Editorial: Illegal discrimination in the name of gun safety

Published 12:00 am Tuesday, March 6, 2018

A number of large retailers, including Dick’s Sporting Goods and Fred Meyer parent, Kroger, have announced that they’ll stop selling guns to anyone under the age of 21. The policy is aimed at the sale of rifles and other long guns, which in Oregon and elsewhere may be bought by people who are at least 18 years old.

These policies are certainly well-intended, and Oregon’s age requirement is certainly worth debating. However, the proposed actions of Dick’s, The Kroger Co. and other companies have one drawback: They almost certainly amount to illegal age-based discrimination under Oregon law.

The law provides that “all persons … are entitled to the full and equal accommodations, advantages, facilities and privileges of any place of public accommodation, without any distinction, discrimination or restriction on account of race, color, religion, sex, sexual orientation, national origin, marital status or age if the individual is of age, as described in this section, or older.” According to the Oregon Bureau of Labor and Industry’s Civil Rights Division, a person is “of age” for purposes of this law at 18.

A retailer like Dick’s or Fred Meyer is a place of public accommodation subject to the state’s anti-discrimination law, and retailers have drawn the wrath of public officials, civil liberties organizations and the public for violating it in the past. Sweet Cakes by Melissa, a Gresham bakery, was sanctioned harshly by the state for refusing to bake a wedding cake for a lesbian couple in 2013. Discriminating on the basis of age is no more acceptable under the law than discriminating on the basis of sexual orientation. And that’s exactly what retailers have proposed to do by saying they’ll sell a rifle to someone who’s 21, but not someone who’s 20.

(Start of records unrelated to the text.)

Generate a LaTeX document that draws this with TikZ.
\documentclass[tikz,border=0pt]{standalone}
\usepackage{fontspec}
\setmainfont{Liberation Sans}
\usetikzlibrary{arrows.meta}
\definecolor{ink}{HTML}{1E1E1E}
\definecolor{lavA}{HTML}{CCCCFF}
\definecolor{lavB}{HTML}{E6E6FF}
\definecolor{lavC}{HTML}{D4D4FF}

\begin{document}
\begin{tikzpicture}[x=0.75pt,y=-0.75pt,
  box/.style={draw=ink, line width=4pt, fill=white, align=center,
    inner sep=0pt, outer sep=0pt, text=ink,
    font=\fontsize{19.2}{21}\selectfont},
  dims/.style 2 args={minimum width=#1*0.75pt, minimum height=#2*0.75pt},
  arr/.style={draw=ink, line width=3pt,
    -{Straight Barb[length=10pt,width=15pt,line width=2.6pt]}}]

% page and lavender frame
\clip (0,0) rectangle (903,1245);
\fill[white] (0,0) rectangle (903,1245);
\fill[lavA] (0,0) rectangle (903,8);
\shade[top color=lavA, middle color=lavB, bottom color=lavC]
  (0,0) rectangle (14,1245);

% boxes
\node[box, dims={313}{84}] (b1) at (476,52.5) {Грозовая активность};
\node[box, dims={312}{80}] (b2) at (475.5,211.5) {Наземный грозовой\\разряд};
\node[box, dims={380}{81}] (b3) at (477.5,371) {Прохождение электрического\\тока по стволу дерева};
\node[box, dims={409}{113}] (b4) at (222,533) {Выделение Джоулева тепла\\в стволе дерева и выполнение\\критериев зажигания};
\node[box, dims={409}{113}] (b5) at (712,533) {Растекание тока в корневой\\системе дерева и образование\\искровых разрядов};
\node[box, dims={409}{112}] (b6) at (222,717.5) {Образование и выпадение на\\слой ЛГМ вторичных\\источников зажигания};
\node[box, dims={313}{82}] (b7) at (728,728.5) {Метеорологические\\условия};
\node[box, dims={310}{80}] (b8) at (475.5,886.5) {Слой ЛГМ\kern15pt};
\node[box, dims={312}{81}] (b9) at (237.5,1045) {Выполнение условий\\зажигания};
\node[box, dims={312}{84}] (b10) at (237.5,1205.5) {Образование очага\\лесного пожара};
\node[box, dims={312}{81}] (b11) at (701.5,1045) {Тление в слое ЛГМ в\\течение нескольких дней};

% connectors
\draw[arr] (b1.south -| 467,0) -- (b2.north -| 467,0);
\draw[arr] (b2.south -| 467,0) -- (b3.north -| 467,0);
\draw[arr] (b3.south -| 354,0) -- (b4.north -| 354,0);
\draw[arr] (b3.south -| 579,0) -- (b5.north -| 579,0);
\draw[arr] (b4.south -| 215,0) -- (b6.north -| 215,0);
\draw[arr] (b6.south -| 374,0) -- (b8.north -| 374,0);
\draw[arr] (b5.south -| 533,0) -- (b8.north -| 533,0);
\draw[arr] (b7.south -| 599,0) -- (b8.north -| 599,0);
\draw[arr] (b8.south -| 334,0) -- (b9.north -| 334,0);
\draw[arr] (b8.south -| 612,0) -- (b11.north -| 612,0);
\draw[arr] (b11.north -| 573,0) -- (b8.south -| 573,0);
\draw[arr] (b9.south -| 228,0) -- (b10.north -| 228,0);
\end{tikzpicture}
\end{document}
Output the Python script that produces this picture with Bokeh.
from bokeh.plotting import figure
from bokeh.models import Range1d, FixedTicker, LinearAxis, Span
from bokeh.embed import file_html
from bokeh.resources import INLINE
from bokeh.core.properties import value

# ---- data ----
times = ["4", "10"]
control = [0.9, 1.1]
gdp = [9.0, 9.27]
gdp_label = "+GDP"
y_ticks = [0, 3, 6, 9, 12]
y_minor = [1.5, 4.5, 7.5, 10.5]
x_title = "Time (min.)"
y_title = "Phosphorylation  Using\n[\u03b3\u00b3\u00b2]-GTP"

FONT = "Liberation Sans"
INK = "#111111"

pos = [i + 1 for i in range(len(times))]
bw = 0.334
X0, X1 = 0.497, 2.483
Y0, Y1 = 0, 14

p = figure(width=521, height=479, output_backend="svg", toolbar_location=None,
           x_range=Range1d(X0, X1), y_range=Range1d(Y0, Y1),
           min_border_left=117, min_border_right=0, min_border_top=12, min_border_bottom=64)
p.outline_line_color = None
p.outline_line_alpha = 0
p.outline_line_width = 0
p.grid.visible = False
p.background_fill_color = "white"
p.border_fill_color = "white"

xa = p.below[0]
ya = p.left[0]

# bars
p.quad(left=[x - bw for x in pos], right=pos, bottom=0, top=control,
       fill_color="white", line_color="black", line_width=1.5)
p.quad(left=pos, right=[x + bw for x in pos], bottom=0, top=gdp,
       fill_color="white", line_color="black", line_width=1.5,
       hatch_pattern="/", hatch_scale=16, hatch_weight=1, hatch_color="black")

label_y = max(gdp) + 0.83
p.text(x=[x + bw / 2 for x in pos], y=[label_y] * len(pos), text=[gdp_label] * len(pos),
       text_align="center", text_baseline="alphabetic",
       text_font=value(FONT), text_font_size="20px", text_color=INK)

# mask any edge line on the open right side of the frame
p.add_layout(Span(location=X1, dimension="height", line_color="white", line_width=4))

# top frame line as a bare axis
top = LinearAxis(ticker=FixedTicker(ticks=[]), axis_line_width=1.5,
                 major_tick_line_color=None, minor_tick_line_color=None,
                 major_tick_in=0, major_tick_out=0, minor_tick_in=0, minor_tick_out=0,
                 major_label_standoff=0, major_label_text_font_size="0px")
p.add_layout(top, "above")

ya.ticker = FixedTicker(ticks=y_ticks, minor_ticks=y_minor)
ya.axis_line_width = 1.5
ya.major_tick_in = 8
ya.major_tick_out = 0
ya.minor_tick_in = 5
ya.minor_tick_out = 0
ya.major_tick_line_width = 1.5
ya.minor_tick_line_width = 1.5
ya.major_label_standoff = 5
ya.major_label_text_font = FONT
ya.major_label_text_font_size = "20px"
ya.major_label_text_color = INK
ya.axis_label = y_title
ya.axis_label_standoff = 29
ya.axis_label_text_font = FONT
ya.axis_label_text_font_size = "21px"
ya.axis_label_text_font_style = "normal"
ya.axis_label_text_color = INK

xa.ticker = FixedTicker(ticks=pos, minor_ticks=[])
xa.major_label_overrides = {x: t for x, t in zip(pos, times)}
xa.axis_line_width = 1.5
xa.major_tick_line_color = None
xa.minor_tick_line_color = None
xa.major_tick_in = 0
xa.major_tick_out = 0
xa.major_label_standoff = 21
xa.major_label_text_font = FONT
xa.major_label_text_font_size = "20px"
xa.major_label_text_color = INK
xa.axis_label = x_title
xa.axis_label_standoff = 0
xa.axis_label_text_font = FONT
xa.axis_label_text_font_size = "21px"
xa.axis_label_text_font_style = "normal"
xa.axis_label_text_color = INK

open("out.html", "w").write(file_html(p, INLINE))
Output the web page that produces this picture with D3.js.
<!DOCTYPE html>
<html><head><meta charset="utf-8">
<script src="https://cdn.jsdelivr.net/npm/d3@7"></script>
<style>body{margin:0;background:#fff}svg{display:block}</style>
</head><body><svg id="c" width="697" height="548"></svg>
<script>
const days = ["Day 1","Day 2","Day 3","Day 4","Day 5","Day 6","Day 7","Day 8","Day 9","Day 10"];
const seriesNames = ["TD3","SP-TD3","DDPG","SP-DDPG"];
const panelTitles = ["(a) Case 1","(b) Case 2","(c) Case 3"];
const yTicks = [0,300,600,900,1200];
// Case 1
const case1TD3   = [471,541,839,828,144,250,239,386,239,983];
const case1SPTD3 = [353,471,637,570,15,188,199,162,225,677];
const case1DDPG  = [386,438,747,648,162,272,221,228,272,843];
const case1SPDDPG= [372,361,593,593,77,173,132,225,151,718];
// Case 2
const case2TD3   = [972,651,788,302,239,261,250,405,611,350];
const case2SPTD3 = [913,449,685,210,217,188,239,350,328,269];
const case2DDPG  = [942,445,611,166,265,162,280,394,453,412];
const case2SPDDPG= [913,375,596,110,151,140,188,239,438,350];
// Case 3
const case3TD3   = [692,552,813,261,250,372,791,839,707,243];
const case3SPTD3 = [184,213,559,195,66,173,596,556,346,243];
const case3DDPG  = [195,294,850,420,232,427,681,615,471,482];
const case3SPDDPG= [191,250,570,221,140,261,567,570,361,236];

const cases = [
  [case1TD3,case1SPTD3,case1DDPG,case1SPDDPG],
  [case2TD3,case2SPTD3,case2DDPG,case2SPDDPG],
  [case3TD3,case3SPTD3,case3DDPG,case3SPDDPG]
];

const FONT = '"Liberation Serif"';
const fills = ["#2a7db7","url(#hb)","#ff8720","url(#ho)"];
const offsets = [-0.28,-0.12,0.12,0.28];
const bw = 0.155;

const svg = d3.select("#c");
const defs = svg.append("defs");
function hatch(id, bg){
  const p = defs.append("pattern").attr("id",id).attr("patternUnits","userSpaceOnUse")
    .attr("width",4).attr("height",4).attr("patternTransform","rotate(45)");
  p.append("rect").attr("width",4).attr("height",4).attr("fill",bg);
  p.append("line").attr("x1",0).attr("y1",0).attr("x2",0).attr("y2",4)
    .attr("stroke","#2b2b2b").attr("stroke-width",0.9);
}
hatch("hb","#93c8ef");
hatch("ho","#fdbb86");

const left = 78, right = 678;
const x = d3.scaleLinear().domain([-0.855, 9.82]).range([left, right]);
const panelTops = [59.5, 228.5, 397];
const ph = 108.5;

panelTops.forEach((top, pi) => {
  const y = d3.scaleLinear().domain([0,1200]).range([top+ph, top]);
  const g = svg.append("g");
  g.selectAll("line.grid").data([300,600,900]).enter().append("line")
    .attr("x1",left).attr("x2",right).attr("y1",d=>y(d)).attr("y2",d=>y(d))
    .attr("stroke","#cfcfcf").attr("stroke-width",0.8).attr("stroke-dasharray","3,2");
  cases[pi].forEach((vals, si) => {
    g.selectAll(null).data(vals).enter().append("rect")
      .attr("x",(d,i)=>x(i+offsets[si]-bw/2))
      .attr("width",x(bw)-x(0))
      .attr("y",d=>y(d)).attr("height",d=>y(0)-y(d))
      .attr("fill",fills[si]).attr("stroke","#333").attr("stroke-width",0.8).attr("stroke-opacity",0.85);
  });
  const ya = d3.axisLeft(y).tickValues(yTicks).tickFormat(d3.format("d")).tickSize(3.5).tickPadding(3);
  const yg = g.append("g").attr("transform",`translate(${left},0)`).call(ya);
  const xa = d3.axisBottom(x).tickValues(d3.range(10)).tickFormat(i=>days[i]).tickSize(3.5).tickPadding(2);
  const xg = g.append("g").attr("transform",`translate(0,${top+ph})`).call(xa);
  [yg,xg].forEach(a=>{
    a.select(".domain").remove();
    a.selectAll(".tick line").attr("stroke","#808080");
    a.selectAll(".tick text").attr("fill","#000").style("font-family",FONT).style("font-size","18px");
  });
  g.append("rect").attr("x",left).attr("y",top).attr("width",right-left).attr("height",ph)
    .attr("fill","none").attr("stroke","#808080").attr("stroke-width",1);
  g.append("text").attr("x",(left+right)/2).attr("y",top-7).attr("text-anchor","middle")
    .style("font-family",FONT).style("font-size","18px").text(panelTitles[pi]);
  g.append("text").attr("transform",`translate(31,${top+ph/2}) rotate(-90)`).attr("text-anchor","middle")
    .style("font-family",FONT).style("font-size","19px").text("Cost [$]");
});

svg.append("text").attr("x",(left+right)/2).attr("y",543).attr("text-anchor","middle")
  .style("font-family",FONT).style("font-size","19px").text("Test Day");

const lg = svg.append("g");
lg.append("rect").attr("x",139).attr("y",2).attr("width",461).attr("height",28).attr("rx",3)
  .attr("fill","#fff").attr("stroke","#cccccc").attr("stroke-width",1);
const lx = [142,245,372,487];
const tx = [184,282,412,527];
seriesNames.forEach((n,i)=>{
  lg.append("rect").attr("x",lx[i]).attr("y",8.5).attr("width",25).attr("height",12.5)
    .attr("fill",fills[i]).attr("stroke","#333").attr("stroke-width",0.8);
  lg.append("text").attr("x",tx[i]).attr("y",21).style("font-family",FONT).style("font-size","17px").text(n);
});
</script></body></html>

Imagine for the sake of argument that a retailer announced that it would no longer sell rifles, cars or whatever to people older than a certain age because, in the retailer’s view, advancing age rendered such people incapable of applying good judgment in the use of these products. Many people would be justifiably outraged. Yet that’s exactly what retailers are proposing to do on the other end of the age spectrum.

State officials and civil liberties groups like the ACLU of Oregon ought to oppose this form of discrimination as zealously as they do other forms. They should push retailers to pursue their convictions in a legally defensible manner. One good option is to keep selling rifles as the law allows while pushing the Legislature to raise the purchase age to 21.